◆ Your task
Repeat what the lines below say, word for word, and skip every image.

......

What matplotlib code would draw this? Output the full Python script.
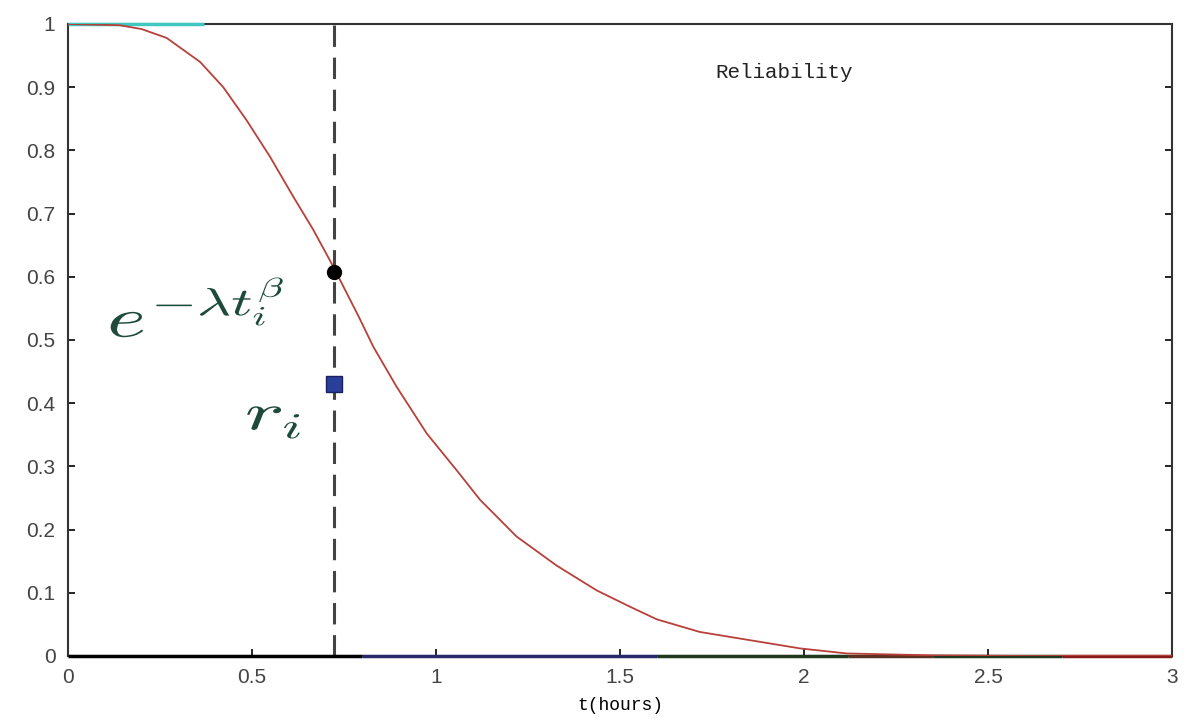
import matplotlib.pyplot as plt
from matplotlib.textpath import TextPath
from matplotlib.patches import PathPatch
from matplotlib.transforms import Affine2D

plt.rcParams['mathtext.fontset'] = 'cm'

# Reliability curve
t = [0.0, 0.141, 0.20, 0.268, 0.359, 0.422, 0.485, 0.549, 0.612, 0.667, 0.721,
     0.748, 0.790, 0.830, 0.893, 0.975, 1.056, 1.120, 1.219, 1.328, 1.436,
     1.527, 1.60, 1.717, 1.853, 1.989, 2.116, 2.35, 2.6, 3.0]
R = [1.0, 0.998, 0.992, 0.978, 0.940, 0.900, 0.848, 0.790, 0.727, 0.674, 0.616,
     0.585, 0.537, 0.489, 0.426, 0.352, 0.294, 0.247, 0.189, 0.143, 0.104,
     0.078, 0.058, 0.038, 0.025, 0.012, 0.004, 0.001, 0.0, 0.0]

# marked point t_i
t_i = 0.723
model_val = 0.608
r_i = 0.43

# flat lines along the limits (other series)
flat_segments = [
    ([0.0, 0.37], [1.0, 1.0], '#40c8c0'),
    ([0.0, 0.80], [0.0, 0.0], '#000000'),
    ([0.80, 1.60], [0.0, 0.0], '#2a2a6a'),
    ([1.60, 2.12], [0.0, 0.0], '#1f3a1f'),
    ([2.12, 2.35], [0.0, 0.0], '#5a3020'),
    ([2.35, 2.70], [0.0, 0.0], '#1f3a1f'),
    ([2.70, 3.0], [0.0, 0.0], '#8a1a1a'),
]

fig = plt.figure(figsize=(11.86, 7.25), dpi=100)
ax = fig.add_axes([0.0573, 0.0952, 0.9309, 0.8717])
ax.set_xlim(0, 3)
ax.set_ylim(0, 1)

for xs, ys, c in flat_segments:
    ax.plot(xs, ys, color=c, lw=2.5, solid_capstyle='butt', clip_on=False, zorder=3)

ax.plot(t, R, color='#b8403a', lw=1.3, zorder=4)
ax.axvline(t_i, color='#444444', lw=2.2, ls=(0, (7, 3.5)), zorder=2)
ax.plot([t_i], [model_val], 'o', color='black', ms=10, zorder=5)
ax.plot([t_i], [r_i], 's', color='#2a3f9a', mec='#1a2060', ms=12, zorder=5)


# the equation labels look stretched sideways in the original, so draw them as paths
def wide_text(x, y, s, size, sx, color):
    tp = TextPath((0, 0), s, size=size)
    x0, y0 = ax.transData.transform((x, y))
    tr = Affine2D().scale(sx, 1).translate(x0, y0)
    ax.add_patch(PathPatch(tp, transform=tr, facecolor=color, edgecolor='none', zorder=6))


wide_text(0.106, 0.505, r'$e^{-\lambda t_i^{\beta}}$', 56, 1.5, '#1e4a3c')
wide_text(0.481, 0.358, r'$r_i$', 52, 1.6, '#1e4a3c')

ax.text(1.76, 0.915, 'Reliability', fontsize=15, family='Liberation Mono', color='#222222')

ax.set_xticks([0, 0.5, 1, 1.5, 2, 2.5, 3])
ax.set_xticklabels(['0', '0.5', '1', '1.5', '2', '2.5', '3'])
ax.set_yticks([0, 0.1, 0.2, 0.3, 0.4, 0.5, 0.6, 0.7, 0.8, 0.9, 1])
ax.set_yticklabels(['0', '0.1', '0.2', '0.3', '0.4', '0.5', '0.6', '0.7', '0.8', '0.9', '1'])
ax.tick_params(direction='in', length=5, width=1.2, right=True,
               labelsize=15, labelcolor='#444444', pad=9)
for lbl in ax.get_xticklabels() + ax.get_yticklabels():
    lbl.set_family('Liberation Sans')
for s in ax.spines.values():
    s.set_linewidth(1.5)
    s.set_color('#333333')
ax.set_xlabel('t(hours)', fontsize=13, family='Liberation Mono', labelpad=7)

fig.savefig('out.png', dpi=100)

......

◆ Finished exercise
What matplotlib code would draw this? Output the full Python script.
import matplotlib.pyplot as plt
from matplotlib.textpath import TextPath
from matplotlib.patches import PathPatch
from matplotlib.transforms import Affine2D

plt.rcParams['mathtext.fontset'] = 'cm'

# Reliability curve
t = [0.0, 0.141, 0.20, 0.268, 0.359, 0.422, 0.485, 0.549, 0.612, 0.667, 0.721,
     0.748, 0.790, 0.830, 0.893, 0.975, 1.056, 1.120, 1.219, 1.328, 1.436,
     1.527, 1.60, 1.717, 1.853, 1.989, 2.116, 2.35, 2.6, 3.0]
R = [1.0, 0.998, 0.992, 0.978, 0.940, 0.900, 0.848, 0.790, 0.727, 0.674, 0.616,
     0.585, 0.537, 0.489, 0.426, 0.352, 0.294, 0.247, 0.189, 0.143, 0.104,
     0.078, 0.058, 0.038, 0.025, 0.012, 0.004, 0.001, 0.0, 0.0]

# marked point t_i
t_i = 0.723
model_val = 0.608
r_i = 0.43

# flat lines along the limits (other series)
flat_segments = [
    ([0.0, 0.37], [1.0, 1.0], '#40c8c0'),
    ([0.0, 0.80], [0.0, 0.0], '#000000'),
    ([0.80, 1.60], [0.0, 0.0], '#2a2a6a'),
    ([1.60, 2.12], [0.0, 0.0], '#1f3a1f'),
    ([2.12, 2.35], [0.0, 0.0], '#5a3020'),
    ([2.35, 2.70], [0.0, 0.0], '#1f3a1f'),
    ([2.70, 3.0], [0.0, 0.0], '#8a1a1a'),
]

fig = plt.figure(figsize=(11.86, 7.25), dpi=100)
ax = fig.add_axes([0.0573, 0.0952, 0.9309, 0.8717])
ax.set_xlim(0, 3)
ax.set_ylim(0, 1)

for xs, ys, c in flat_segments:
    ax.plot(xs, ys, color=c, lw=2.5, solid_capstyle='butt', clip_on=False, zorder=3)

ax.plot(t, R, color='#b8403a', lw=1.3, zorder=4)
ax.axvline(t_i, color='#444444', lw=2.2, ls=(0, (7, 3.5)), zorder=2)
ax.plot([t_i], [model_val], 'o', color='black', ms=10, zorder=5)
ax.plot([t_i], [r_i], 's', color='#2a3f9a', mec='#1a2060', ms=12, zorder=5)


# the equation labels look stretched sideways in the original, so draw them as paths
def wide_text(x, y, s, size, sx, color):
    tp = TextPath((0, 0), s, size=size)
    x0, y0 = ax.transData.transform((x, y))
    tr = Affine2D().scale(sx, 1).translate(x0, y0)
    ax.add_patch(PathPatch(tp, transform=tr, facecolor=color, edgecolor='none', zorder=6))


wide_text(0.106, 0.505, r'$e^{-\lambda t_i^{\beta}}$', 56, 1.5, '#1e4a3c')
wide_text(0.481, 0.358, r'$r_i$', 52, 1.6, '#1e4a3c')

ax.text(1.76, 0.915, 'Reliability', fontsize=15, family='Liberation Mono', color='#222222')

ax.set_xticks([0, 0.5, 1, 1.5, 2, 2.5, 3])
ax.set_xticklabels(['0', '0.5', '1', '1.5', '2', '2.5', '3'])
ax.set_yticks([0, 0.1, 0.2, 0.3, 0.4, 0.5, 0.6, 0.7, 0.8, 0.9, 1])
ax.set_yticklabels(['0', '0.1', '0.2', '0.3', '0.4', '0.5', '0.6', '0.7', '0.8', '0.9', '1'])
ax.tick_params(direction='in', length=5, width=1.2, right=True,
               labelsize=15, labelcolor='#444444', pad=9)
for lbl in ax.get_xticklabels() + ax.get_yticklabels():
    lbl.set_family('Liberation Sans')
for s in ax.spines.values():
    s.set_linewidth(1.5)
    s.set_color('#333333')
ax.set_xlabel('t(hours)', fontsize=13, family='Liberation Mono', labelpad=7)

fig.savefig('out.png', dpi=100)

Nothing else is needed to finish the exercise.